Mark -- then let's make smoking illegal. However, while it is a legal activity, free people should and do have the right to make free choices.

You will have to show me the law where it is illegal to allow smoking in the workplace. I did not allow it in my facility, but I have certainly been in plenty of business where smoking was permitted. They were either breaking the law or you are incorrect. If you are correct, then I whole heartedly disagree with that law.

If smoking offends you that much -- trust me, I hate smoking -- then do not take a job where you will be around smoking. Period. I will not accept the "can't find a job in a bad economy" argument. We cannot give/take away rights based on the economy.

And tell me, where does it stop? Not with smoking. There are plenty of vices/activities that are on the government's hit list. Pick something that you like. I'll guarantee that there are people who find it offensive. Give them a precedent and they will use your same arguments to take away that which you hold dear.
I agree that there isn't a need to ban smoking. I was in Massachusetts when I had my business and there was a specific law that prevented smoking in the workplace but it made an exception originally for eating and drinking establishments. I'm really not sure about Virginia, maybe someone else knows. I think that as long as the ventilation is good the health hazard is minimized and the restaurants seem to take care of that on their own.

Where does it stop? Hopefully it stops where your actions affect others. If the action being legistated is personal in nature and does not directly affect anyone else I do not believe it should be legislated. Unfortunately many will use that same argument for the legalization of marijuana, heroine, meth, extacy, etc. Society has the right to draw the line somewhere as these substances are dangerous to society as a whole. The real danger lies in the financial arguments. Universal healthcare will open us up to a whole litany of violations because now your health has a direct financial affect on everyone else. THEY will try to legislate your food, your excersise and most likely will try to ban smoking. They may even try to make us all vegitarians. We will all be subject to mandatory yearly physicals and drug tests to ensure we are staying healthy. Older people will be denied services for the good of the collective.
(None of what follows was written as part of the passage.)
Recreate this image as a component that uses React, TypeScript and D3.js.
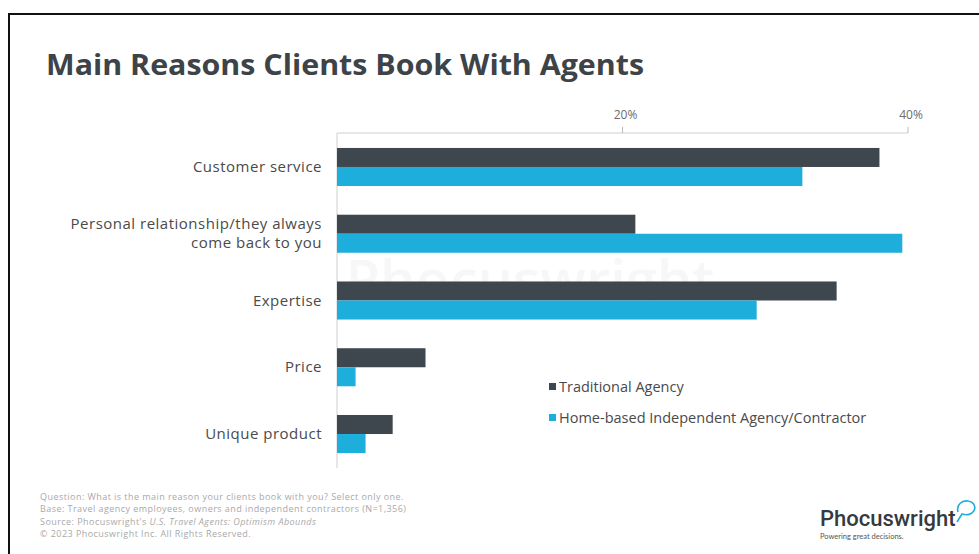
import React from "react";
import * as d3 from "d3";

const categories = [
  "Customer service",
  "Personal relationship/they always come back to you",
  "Expertise",
  "Price",
  "Unique product",
];
const categoryLines: string[][] = [
  ["Customer service"],
  ["Personal relationship/they always", "come back to you"],
  ["Expertise"],
  ["Price"],
  ["Unique product"],
];
const seriesNames = ["Traditional Agency", "Home-based Independent Agency/Contractor"];
const traditional = [38, 20.9, 35, 6.2, 3.9];
const homeBased = [32.6, 39.6, 29.4, 1.3, 2.0];
const tickValues = [20, 40];
const footnotes = [
  "Question: What is the main reason your clients book with you? Select only one.",
  "Base: Travel agency employees, owners and independent contractors (N=1,356)",
];
const sourcePrefix = "Source: Phocuswright's ";
const sourceTitle = "U.S. Travel Agents: Optimism Abounds";
const copyright = "© 2023 Phocuswright Inc. All Rights Reserved.";

const DARK = "#3f474e";
const BLUE = "#1eaedb";
const FONT = "'Open Sans', Lato, sans-serif";

export default function App() {
  const W = 979;
  const H = 554;
  const x = d3.scaleLinear().domain([0, 40]).range([337, 908]);
  const y = d3
    .scaleBand<string>()
    .domain(categories)
    .range([133.6, 467.4])
    .paddingInner(0.43)
    .paddingOuter(0.215);
  const sub = d3.scaleBand<string>().domain(seriesNames).range([0, y.bandwidth()]);
  const colors = d3.scaleOrdinal<string, string>().domain(seriesNames).range([DARK, BLUE]);
  const data = categories.map((c, i) => ({ c, vals: [traditional[i], homeBased[i]] }));
  const fnY = (i: number) => 500 + i * 12.4;

  return (
    <svg
      width={W}
      height={H}
      style={{ position: "absolute", left: 0, top: 0, background: "#fff" }}
      fontFamily={FONT}
    >
      <rect x={0} y={0} width={W} height={H} fill="#fff" />
      {/* frame */}
      <line x1={8} y1={14} x2={W} y2={14} stroke="#111" strokeWidth={2} />
      <line x1={9} y1={14} x2={9} y2={H} stroke="#111" strokeWidth={2} />

      {/* watermark */}
      <text x={530} y={300} textAnchor="middle" fontSize={56} fontWeight={600} fill="#f7f7f7">
        Phocuswright
      </text>

      {/* title */}
      <text x={46} y={75} fontSize={29} fontWeight={700} fill="#3d4347" textLength={598} lengthAdjust="spacingAndGlyphs">
        Main Reasons Clients Book With Agents
      </text>

      {/* axes */}
      <line x1={x(0)} y1={133} x2={x(40)} y2={133} stroke="#cfcfcf" strokeWidth={1} />
      <line x1={x(0)} y1={133} x2={x(0)} y2={468} stroke="#cfcfcf" strokeWidth={1} />
      {tickValues.map((t) => (
        <g key={t}>
          <line x1={x(t)} y1={127} x2={x(t)} y2={133} stroke="#bdbdbd" />
          <text x={x(t) + 3} y={119} textAnchor="middle" fontSize={12} fill="#6b6b6b">
            {t}%
          </text>
        </g>
      ))}

      {/* bars */}
      {data.map((d) => (
        <g key={d.c} transform={`translate(0,${y(d.c)})`}>
          {d.vals.map((v, j) => (
            <rect
              key={j}
              x={x(0)}
              y={sub(seriesNames[j])}
              width={x(v) - x(0)}
              height={sub.bandwidth()}
              fill={colors(seriesNames[j])}
            />
          ))}
        </g>
      ))}

      {/* category labels */}
      {categories.map((c, i) => {
        const lines = categoryLines[i];
        const cy = (y(c) as number) + y.bandwidth() / 2;
        const lh = 18.5;
        return (
          <g key={c}>
            {lines.map((l, k) => (
              <text
                key={k}
                x={322}
                y={cy + (k - (lines.length - 1) / 2) * lh + 5}
                textAnchor="end"
                fontSize={15}
                letterSpacing={0.5}
                fill="#4a4a4a"
              >
                {l}
              </text>
            ))}
          </g>
        );
      })}

      {/* legend */}
      {seriesNames.map((s, i) => (
        <g key={s} transform={`translate(549,${387 + i * 31})`}>
          <rect x={0} y={-4} width={7} height={7} fill={colors(s)} />
          <text x={10} y={4.5} fontSize={14.5} fill="#4a4a4a">
            {s}
          </text>
        </g>
      ))}

      {/* footnotes */}
      <g fontSize={9} letterSpacing={0.45} fill="#a9a9a9">
        {footnotes.map((f, i) => (
          <text key={i} x={40} y={fnY(i)}>
            {f}
          </text>
        ))}
        <text x={40} y={fnY(2)}>
          {sourcePrefix}
          <tspan fontStyle="italic">{sourceTitle}</tspan>
        </text>
        <text x={40} y={fnY(3)}>
          {copyright}
        </text>
      </g>

      {/* logo */}
      <text x={820} y={526} fontSize={22} fontWeight={500} fill="#353a3e" fontFamily="Roboto, sans-serif">
        Phocuswright
      </text>
      <text x={820} y={539} fontSize={7.5} fill="#555" fontFamily="Lato, sans-serif">
        Powering great decisions.
      </text>
      <path
        d="M958,512 C956,505 962,500 968,501 C975,502 977,509 972,513 C969,515 965,515 962,514 L957,522"
        fill="none"
        stroke={BLUE}
        strokeWidth={1.6}
      />
    </svg>
  );
}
In my opinion the government has already crossed the line with seat belt laws. By me not wearing my seatbelt I'm not endangering anyone else. Yet I'm in violation of the law. I have to obey a fire code in my own home. I may be required to have a CO2 detector in my own home. I'm sorry but my safety is my responsibility. If I was renting that home out I could see the argument but even then as a renter I can insist that my landlord take care of these things if I find them important.
Mark - I don't disagree with anything that you just said, which is basically "my rights end where your rights begin." The point of my initial post is that my rights, as a business owner, include allowing any legal activity on my private property. Trying to tell me what I can and can't do on my property in an infringement of my rights, not yours.

You are also correct that the government has already trampled all over our rights, and your examples are spot on. Problem is, we did not stand up before and that makes it harder now. It's incremental-ism at its worst. Every time we let government take a way a right in the name of "the greater good," we give up a little more of our freedom. That's why I do not agree with legislating the prohibition of smoking in restaurants.
Sounds like we're all pretty much in heated agreement.